SALAMABAD, India -- Greeted by cheers, tears, and dancing, bus riders made a historic crossing yesterday at the military boundary that divides Kashmir between India and Pakistan, walking across a metal bridge in a move both sides hope will lead to lasting peace.
Most of the passengers had been cut off from relatives by more than a half century of bloodshed in the subcontinent, and some wept as they crossed the so-called Line of Control, kneeling to kiss the ground.
''We have done this very late," said Nissar Ahmed Mir, 66, fighting tears as he stepped from the bus in this Indian town, where Indian officials feted passengers from Pakistan-controlled Kashmir with traditional dancing and food.
''We should have come home long ago," said Mir, who was returning to the Indian side for the first time since 1947, when his family migrated. Then he broke down weeping.
Thousands lined the route of the buses in Indian Kashmir to welcome the passengers, whistling and cheering. It was a significant public statement in a region that long ago became profoundly cynical about nearly any government initiative.
The bus service was launched despite an attack the day before in Srinagar, the capital of Indian Kashmir, by suspected Islamic militants who stormed the government tourism complex where passengers were staying. Six people were wounded in the gun battle, part of the complex was destroyed by fire and two militants were killed, but the passengers escaped unharmed. Both sides vowed not to let militants disrupt the occasion.

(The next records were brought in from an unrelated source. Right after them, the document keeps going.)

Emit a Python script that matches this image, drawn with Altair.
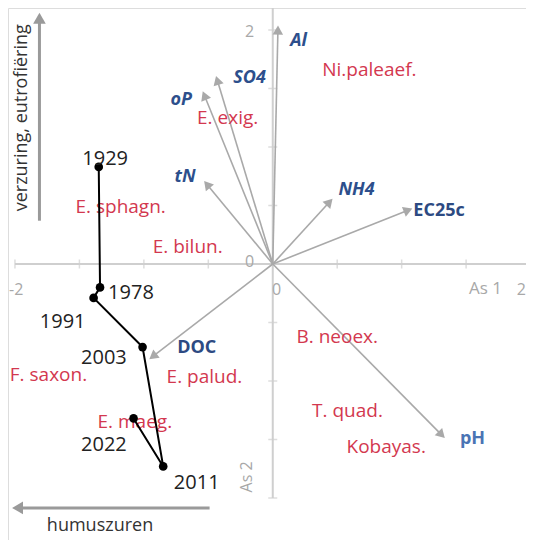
import altair as alt
import pandas as pd
import numpy as np

# ---------------- data ----------------
env_names = ["Al", "SO4", "oP", "tN", "NH4", "EC25c", "pH", "DOC"]
env_x = [0.04, -0.43, -0.53, -0.51, 0.44, 1.05, 1.31, -0.93]
env_y = [2.00, 1.57, 1.44, 0.68, 0.53, 0.46, -1.46, -0.79]
env_lx = [0.20, -0.18, -0.71, -0.68, 0.65, 1.29, 1.55, -0.59]
env_ly = [1.91, 1.59, 1.40, 0.74, 0.63, 0.45, -1.50, -0.72]
env_style = ["it", "it", "it", "it", "it", "up", "ph", "up"]

species = ["Ni.paleaef.", "E. exig.", "E. sphagn.", "E. bilun.", "B. neoex.",
           "F. saxon.", "E. palud.", "E. maeg.", "T. quad.", "Kobayas."]
species_x = [0.75, -0.35, -1.18, -0.66, 0.50, -1.74, -0.53, -1.07, 0.58, 0.88]
species_y = [1.66, 1.25, 0.49, 0.145, -0.62, -0.95, -0.97, -1.35, -1.26, -1.56]

years = ["1929", "1978", "1991", "2003", "2011", "2022"]
year_x = [-1.35, -1.34, -1.39, -1.01, -0.85, -1.08]
year_y = [0.83, -0.20, -0.29, -0.71, -1.73, -1.32]
year_lx = [-1.30, -1.10, -1.63, -1.31, -0.59, -1.31]
year_ly = [0.90, -0.25, -0.50, -0.80, -1.87, -1.55]

tick_vals = [-2, -1.5, -1, -0.5, 0.5, 1, 1.5, 2]
xlabels = ["-2", "0"]
xlabel_pos = [-1.99, 0.03]
ylabels = ["2", "0"]
ylabel_pos = [1.98, 0.02]

# ---------------- layout ----------------
W, H = 518, 532
PXX = 128.9
XD = [-2.054, -2.054 + W / PXX]
YD = [-2.359, 2.188]
sx = W / (XD[1] - XD[0])
sy = H / (YD[1] - YD[0])


def ang(dx, dy):
    return float(np.degrees(np.arctan2(dx * sx, dy * sy)) % 360)


xs = alt.Scale(domain=XD, nice=False, zero=False)
ys = alt.Scale(domain=YD, nice=False, zero=False)
X = lambda f: alt.X(f, type="quantitative", scale=xs, axis=None)
Y = lambda f: alt.Y(f, type="quantitative", scale=ys, axis=None)

FONT = "Open Sans"
AXC = "#cfcfcf"
LBC = "#a8a8a8"

# axes
axes_df = pd.DataFrame({"x": [-2, 0], "x2": [XD[1], 0], "y": [0, -2], "y2": [0, 2.2]})
axes = alt.Chart(axes_df).mark_rule(color=AXC, strokeWidth=2).encode(
    x=X("x"), x2="x2", y=Y("y"), y2="y2")

xt = alt.Chart(pd.DataFrame({"x": tick_vals, "y": [0] * len(tick_vals)})).mark_tick(
    orient="vertical", size=9, thickness=1.5, color=AXC).encode(x=X("x"), y=Y("y"))
yt = alt.Chart(pd.DataFrame({"y": tick_vals, "x": [0] * len(tick_vals)})).mark_tick(
    orient="horizontal", size=9, thickness=1.5, color=AXC).encode(x=X("x"), y=Y("y"))

xl = alt.Chart(pd.DataFrame({"t": xlabels, "x": xlabel_pos, "y": [-0.22] * 2})).mark_text(
    font=FONT, fontSize=16, color=LBC).encode(x=X("x"), y=Y("y"), text="t")
xl_end = alt.Chart(pd.DataFrame({"t": ["2"], "x": [XD[1]], "y": [-0.22]})).mark_text(
    font=FONT, fontSize=16, color=LBC, align="right").encode(x=X("x"), y=Y("y"), text="t")
yl = alt.Chart(pd.DataFrame({"t": ylabels, "y": ylabel_pos, "x": [-0.18] * 2})).mark_text(
    font=FONT, fontSize=16, color=LBC).encode(x=X("x"), y=Y("y"), text="t")
as1 = alt.Chart(pd.DataFrame({"t": ["As 1"], "x": [1.65], "y": [-0.21]})).mark_text(
    font=FONT, fontSize=17, color=LBC).encode(x=X("x"), y=Y("y"), text="t")
as2 = alt.Chart(pd.DataFrame({"t": ["As 2"], "x": [-0.20], "y": [-1.82]})).mark_text(
    font=FONT, fontSize=16, color=LBC, angle=270).encode(x=X("x"), y=Y("y"), text="t")

# environmental arrows
env_df = pd.DataFrame({"name": env_names, "x": env_x, "y": env_y,
                       "x0": [0.0] * 8, "y0": [0.0] * 8,
                       "lx": env_lx, "ly": env_ly, "style": env_style})
env_df["ang"] = [ang(a, b) for a, b in zip(env_x, env_y)]
shaft = alt.Chart(env_df).mark_rule(color="#a9a9a9", strokeWidth=1.6).encode(
    x=X("x0"), y=Y("y0"), x2="x", y2="y")
heads = alt.Chart(env_df).mark_point(shape="triangle-up", filled=True, opacity=1,
                                     size=110, color="#a9a9a9").encode(
    x=X("x"), y=Y("y"), angle=alt.Angle("ang:Q", scale=None))

lab_it = alt.Chart(env_df[env_df["style"] == "it"]).mark_text(
    font=FONT, fontSize=18, fontWeight="bold", fontStyle="italic", color="#2d4f8c").encode(
    x=X("lx"), y=Y("ly"), text="name")
lab_up = alt.Chart(env_df[env_df["style"] == "up"]).mark_text(
    font=FONT, fontSize=18, fontWeight="bold", color="#2d4a82").encode(
    x=X("lx"), y=Y("ly"), text="name")
lab_ph = alt.Chart(env_df[env_df["style"] == "ph"]).mark_text(
    font=FONT, fontSize=18, fontWeight="bold", color="#4a74b4").encode(
    x=X("lx"), y=Y("ly"), text="name")

# species labels
sp_df = pd.DataFrame({"name": species, "x": species_x, "y": species_y})
sp = alt.Chart(sp_df).mark_text(font=FONT, fontSize=19, color="#d3384f").encode(
    x=X("x"), y=Y("y"), text="name")

# trajectory
yr_df = pd.DataFrame({"yr": years, "x": year_x, "y": year_y, "lx": year_lx,
                      "ly": year_ly, "o": list(range(len(years)))})
traj = alt.Chart(yr_df).mark_line(color="black", strokeWidth=2).encode(
    x=X("x"), y=Y("y"), order="o:Q")
pts = alt.Chart(yr_df).mark_circle(color="black", size=75, opacity=1).encode(
    x=X("x"), y=Y("y"))
ylab = alt.Chart(yr_df).mark_text(font=FONT, fontSize=20, color="#222222").encode(
    x=X("lx"), y=Y("ly"), text="yr")

# annotation arrows
ann_df = pd.DataFrame({"x": [-1.81, -0.49], "y": [0.37, -2.085],
                       "x2": [-1.81, -1.98], "y2": [2.10, -2.085]})
ann_df["ang"] = [ang(0, 1), ang(-1, 0)]
ann = alt.Chart(ann_df).mark_rule(color="#9a9a9a", strokeWidth=3).encode(
    x=X("x"), y=Y("y"), x2="x2", y2="y2")
ann_h = alt.Chart(ann_df).mark_point(shape="triangle-up", filled=True, opacity=1,
                                     size=160, color="#9a9a9a").encode(
    x=X("x2"), y=Y("y2"), angle=alt.Angle("ang:Q", scale=None))
ann_t1 = alt.Chart(pd.DataFrame({"t": ["verzuring, eutrofiëring"], "x": [-1.945], "y": [1.25]})).mark_text(
    font=FONT, fontSize=18, color="#333333", angle=270).encode(x=X("x"), y=Y("y"), text="t")
ann_t2 = alt.Chart(pd.DataFrame({"t": ["humuszuren"], "x": [-1.34], "y": [-2.24]})).mark_text(
    font=FONT, fontSize=18, color="#333333").encode(x=X("x"), y=Y("y"), text="t")

chart = alt.layer(
    axes, xt, yt, xl, xl_end, yl, as1, as2,
    shaft, heads, ann, ann_h, ann_t1, ann_t2,
    sp, traj, pts, ylab, lab_it, lab_up, lab_ph,
).properties(
    width=W, height=H, padding=0,
    autosize=alt.AutoSizeParams(type="none"),
).configure_view(stroke=None).configure(background="white")

chart.save("out.html", embed_options={"renderer": "svg", "actions": False})
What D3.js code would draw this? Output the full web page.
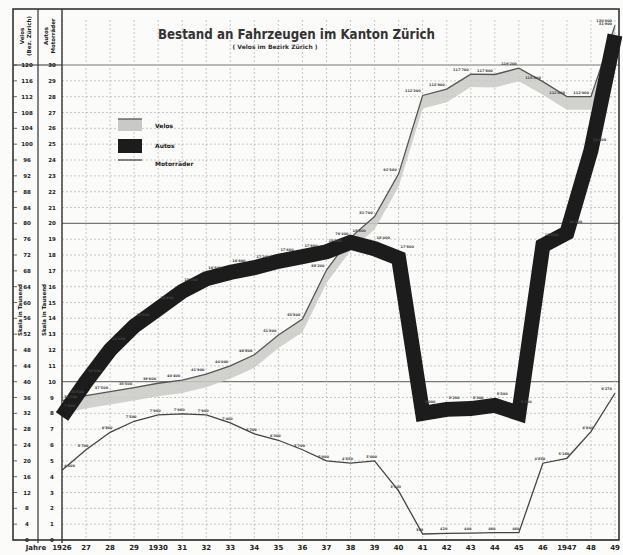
<!DOCTYPE html>
<html>
<head>
<meta charset="utf-8">
<script src="https://cdn.jsdelivr.net/npm/d3@7"></script>
<style>
  body { margin: 0; background: #fff; }
  svg { font-family: "DejaVu Sans", sans-serif; }
</style>
</head>
<body>
<div id="chart"></div>
<script>
// years on the x axis
const years = d3.range(1926, 1950);
const yearLabels = ['1926', '27', '28', '29', '1930', '31', '32', '33', '34', '35', '36', '37',
  '38', '39', '40', '41', '42', '43', '44', '45', '46', '1947', '48', '49'];

// Velos (Bezirk Zürich), in thousands, left scale
const velos = [35.2, 36.5, 37.5, 38.5, 39.6, 40.4, 41.9, 44, 46.8, 51.8, 55.8, 68.2,
  76.4, 81.7, 92.5, 112.3, 113.9, 117.7, 117.6, 119.2, 115.8, 112, 112, 130];

// Autos, in thousands, right scale
const autos = [7.8, 10.0, 12.0, 13.5, 14.6, 15.7, 16.5, 16.9, 17.2, 17.6, 17.9, 18.2,
  18.8, 18.4, 17.8, 8.0, 8.25, 8.3, 8.5, 8.0, 18.6, 19.4, 24.6, 31.9];

// Motorräder, in thousands, right scale
const motos = [4.4, 5.7, 6.8, 7.5, 7.9, 7.96, 7.9, 7.4, 6.7, 6.3, 5.7, 5.0,
  4.85, 5.0, 3.1, 0.38, 0.42, 0.44, 0.46, 0.46, 4.85, 5.16, 6.84, 9.27];

// tick labels of the two scales
const veloTicks = d3.range(0, 121, 4);
const autoTicks = d3.range(0, 31, 1);

const width = 623, height = 555;
const plotLeft = 62, plotRight = 615, plotTop = 65, plotBottom = 540;

const svg = d3.select('#chart').append('svg')
  .attr('width', width)
  .attr('height', height);

svg.append('rect').attr('width', width).attr('height', height).attr('fill', '#fbfbf9');

const x = d3.scaleLinear().domain([1926, 1949]).range([plotLeft, plotRight]);
const yV = d3.scaleLinear().domain([0, 120]).range([plotBottom, plotTop]);
const yA = d3.scaleLinear().domain([0, 30]).range([plotBottom, plotTop]);

// grid
const grid = svg.append('g');
grid.selectAll('line.h')
  .data(veloTicks)
  .enter().append('line')
  .attr('x1', plotLeft).attr('x2', 619)
  .attr('y1', d => yV(d)).attr('y2', d => yV(d))
  .attr('stroke', d => d % 40 === 0 ? '#777' : '#bbb')
  .attr('stroke-width', d => d % 40 === 0 ? 1.2 : 0.8)
  .attr('stroke-dasharray', d => d % 40 === 0 ? null : '2,2');

grid.selectAll('line.v')
  .data(years)
  .enter().append('line')
  .attr('x1', d => x(d)).attr('x2', d => x(d))
  .attr('y1', 20).attr('y2', plotBottom)
  .attr('stroke', '#bbb')
  .attr('stroke-width', 0.8)
  .attr('stroke-dasharray', '2,2');

// frame and scale columns
const frame = svg.append('g').attr('stroke', '#333').attr('fill', 'none');
frame.append('rect').attr('x', 13).attr('y', 9).attr('width', 606).attr('height', plotBottom - 9)
  .attr('stroke-width', 1.6);
frame.append('line').attr('x1', 38).attr('x2', 38).attr('y1', 9).attr('y2', 543).attr('stroke-width', 1.2);
frame.append('line').attr('x1', plotLeft).attr('x2', plotLeft).attr('y1', 9).attr('y2', 543).attr('stroke-width', 1.4);
frame.append('line').attr('x1', 13).attr('x2', plotLeft).attr('y1', plotTop).attr('y2', plotTop).attr('stroke-width', 1);

// scale labels
const scales = svg.append('g')
  .attr('font-size', 5.5)
  .attr('font-weight', 'bold')
  .attr('fill', '#222')
  .attr('text-anchor', 'middle');

scales.selectAll('text.v')
  .data(veloTicks)
  .enter().append('text')
  .attr('x', 27).attr('y', d => yV(d) + 2)
  .text(d => d);

scales.selectAll('text.a')
  .data(autoTicks)
  .enter().append('text')
  .attr('x', 52).attr('y', d => yA(d) + 2)
  .text(d => d);

svg.append('g').selectAll('line')
  .data(veloTicks)
  .enter().append('line')
  .attr('x1', 13).attr('x2', 17)
  .attr('y1', d => yV(d)).attr('y2', d => yV(d))
  .attr('stroke', '#444').attr('stroke-width', 0.8);

// column headers
function vtext(cx, cy, lines, size) {
  const t = svg.append('text')
    .attr('transform', `translate(${cx},${cy}) rotate(-90)`)
    .attr('text-anchor', 'middle')
    .attr('font-size', size)
    .attr('font-weight', 'bold')
    .attr('fill', '#222');
  lines.forEach((l, i) => {
    t.append('tspan').attr('x', 0).attr('dy', i === 0 ? 0 : size + 1).text(l);
  });
}
vtext(24, 36, ['Velos', '(Bez. Zürich)'], 5.5);
vtext(48, 36, ['Autos', 'Motorräder'], 5.5);
vtext(22, 310, ['Skala in Tausend'], 5.5);
vtext(46, 310, ['Skala in Tausend'], 5.5);

// x axis labels
svg.append('g').selectAll('text')
  .data(years)
  .enter().append('text')
  .attr('x', d => x(d)).attr('y', 550)
  .attr('text-anchor', 'middle')
  .attr('font-size', 7)
  .attr('font-weight', 'bold')
  .attr('fill', '#222')
  .text((d, i) => yearLabels[i]);

svg.append('text').attr('x', 36).attr('y', 550)
  .attr('text-anchor', 'middle').attr('font-size', 7).attr('font-weight', 'bold')
  .attr('fill', '#222').text('Jahre');

// title
svg.append('text').attr('x', 158).attr('y', 39)
  .attr('font-size', 14).attr('font-weight', 'bold')
  .attr('textLength', 277).attr('lengthAdjust', 'spacingAndGlyphs')
  .attr('fill', '#333').text('Bestand an Fahrzeugen im Kanton Zürich');
svg.append('text').attr('x', 275).attr('y', 49)
  .attr('text-anchor', 'middle').attr('font-size', 6).attr('font-weight', 'bold')
  .attr('fill', '#333').text('( Velos  im  Bezirk  Zürich )');

// velo ribbon: grey band under the line
const ribbon = d3.area()
  .x((d, i) => x(years[i]))
  .y0(d => yV(d) + 13)
  .y1(d => yV(d));
svg.append('path')
  .datum(velos)
  .attr('fill', '#c9c9c6')
  .attr('opacity', 0.85)
  .attr('d', ribbon);

const lineV = d3.line()
  .x((d, i) => x(years[i]))
  .y(d => yV(d));
svg.append('path')
  .datum(velos)
  .attr('fill', 'none')
  .attr('stroke', '#555')
  .attr('stroke-width', 1.3)
  .attr('d', lineV);

// autos: thick dark band
const lineA = d3.line()
  .x((d, i) => x(years[i]))
  .y(d => yA(d));
svg.append('path')
  .datum(autos)
  .attr('fill', 'none')
  .attr('stroke', '#1c1c1c')
  .attr('stroke-width', 15)
  .attr('stroke-linejoin', 'miter')
  .attr('d', lineA);

// motorräder: thin line
svg.append('path')
  .datum(motos)
  .attr('fill', 'none')
  .attr('stroke', '#444')
  .attr('stroke-width', 1.3)
  .attr('d', lineA);

// small value labels along the lines
const fmt = v => d3.format(',')(Math.round(v * 1000)).replace(/,/g, "'");
function valueLabels(data, y, dx, dy, anchor) {
  const last = data.length - 1;
  svg.append('g').selectAll('text')
    .data(data)
    .enter().append('text')
    .attr('x', (d, i) => {
      if (i === 0) return x(years[i]) + 2;
      if (i === last) return x(years[i]) - 3;
      return x(years[i]) + dx;
    })
    .attr('y', d => y(d) + dy)
    .attr('text-anchor', (d, i) => i === 0 ? 'start' : (i === last ? 'end' : anchor))
    .attr('font-size', 3.5)
    .attr('font-weight', 'bold')
    .attr('fill', '#444')
    .text(d => fmt(d));
}
valueLabels(velos, yV, -2, -3, 'end');
valueLabels(autos, yA, 2, -10, 'start');
valueLabels(motos, yA, -3, -3, 'middle');

// legend
const legend = svg.append('g');
legend.append('rect').attr('x', 118).attr('y', 119).attr('width', 24).attr('height', 12)
  .attr('fill', '#c9c9c6');
legend.append('line').attr('x1', 118).attr('x2', 142).attr('y1', 119).attr('y2', 119)
  .attr('stroke', '#555').attr('stroke-width', 1.3);
legend.append('rect').attr('x', 118).attr('y', 139).attr('width', 24).attr('height', 14)
  .attr('fill', '#1c1c1c');
legend.append('line').attr('x1', 118).attr('x2', 142).attr('y1', 160).attr('y2', 160)
  .attr('stroke', '#444').attr('stroke-width', 1.3);
const legendText = [['Velos', 128], ['Autos', 148], ['Motorräder', 166]];
legend.selectAll('text')
  .data(legendText)
  .enter().append('text')
  .attr('x', 155).attr('y', d => d[1])
  .attr('font-size', 6)
  .attr('font-weight', 'bold')
  .attr('fill', '#222')
  .text(d => d[0]);
</script>
</body>
</html>
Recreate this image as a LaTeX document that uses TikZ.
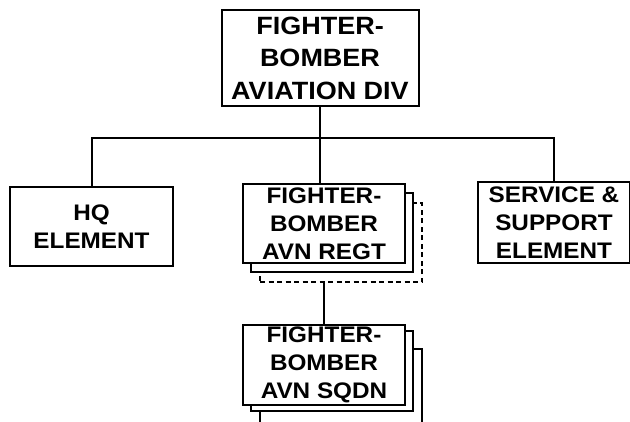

''This is the day we have long been waiting for," Indian Prime Minister Manmohan Singh said at a ceremony yesterday morning before two buses left Srinagar. Passengers hugged the Indian leader, who told them they were part of ''a caravan of peace." He praised the Pakistani president, General Pervez Musharraf, for helping make the bus service possible, saying it had invigorated the often-stumbling India-Pakistan peace process, which began in early 2004.
In Muzaffarabad, the capital of Pakistani-controlled Kashmir, hundreds of people crowded rooftops and pressed together along the road where the bus departed, but neither Musharraf nor Prime Minister Shaukat Aziz attended.
Sikandar Hayyat Khan, the top elected official in Pakistan-controlled Kashmir, urged India to watch over the travelers.
''Our brave people are going to Srinagar despite the attack there, and I ask the Indian government to provide protection to our people," he said in Muzaffarabad.
The bus service, which connects Srinagar to Muzaffarabad, runs along a twisting mountain road that was the region's main artery until 1948, when each country grabbed control of part of Kashmir. Their cease-fire line became the Line of Control and the India-Pakistan dispute over Kashmir, which they both still claim in its entirety, is considered one of the world's most dangerous flashpoints.
Workers on both sides have been hastily making repairs since the two countries decided in February to restart the service.
Two buses left from each capital, and the passengers walked across the 220-foot bridge on the Line of Control before reboarding buses waiting on the other side. A total of 49 passengers rode the buses yesterday, 30 from Pakistani-controlled Kashmir and 19 from the Indian portion. For now, the buses will only run once every two weeks.
There were no serious reports of violence yesterday, but a small explosion was reported near Pattan, a town on the Indian side of the route, about 10 minutes after the two buses passed through the area. There were no casualties.
Most of the region's militant groups oppose the bus service, insisting they want nothing short of freedom for Kashmir or union with Pakistan.
''We will rest only when we have transformed this bus into a coffin," said a statement faxed to The Associated Press yesterday from a grouping of militant organizations. They claimed responsibility for the bomb in Pattan, as well as the attack on the tourist complex.
While two passengers did get off the buses leaving Srinagar, apparently fearing militant attacks, most passengers said they wouldn't be deterred.
''It is my country and I have returned home," said Farida Ghani, a 59-year-old writer from Muzaffarabad, who was returning to Indian Kashmir for the first time since she was a child.
More than a dozen rebel groups have been fighting for Kashmir's independence from India or its merger with Pakistan since 1989. At least 66,000 people, mostly civilians, have been killed in the conflict.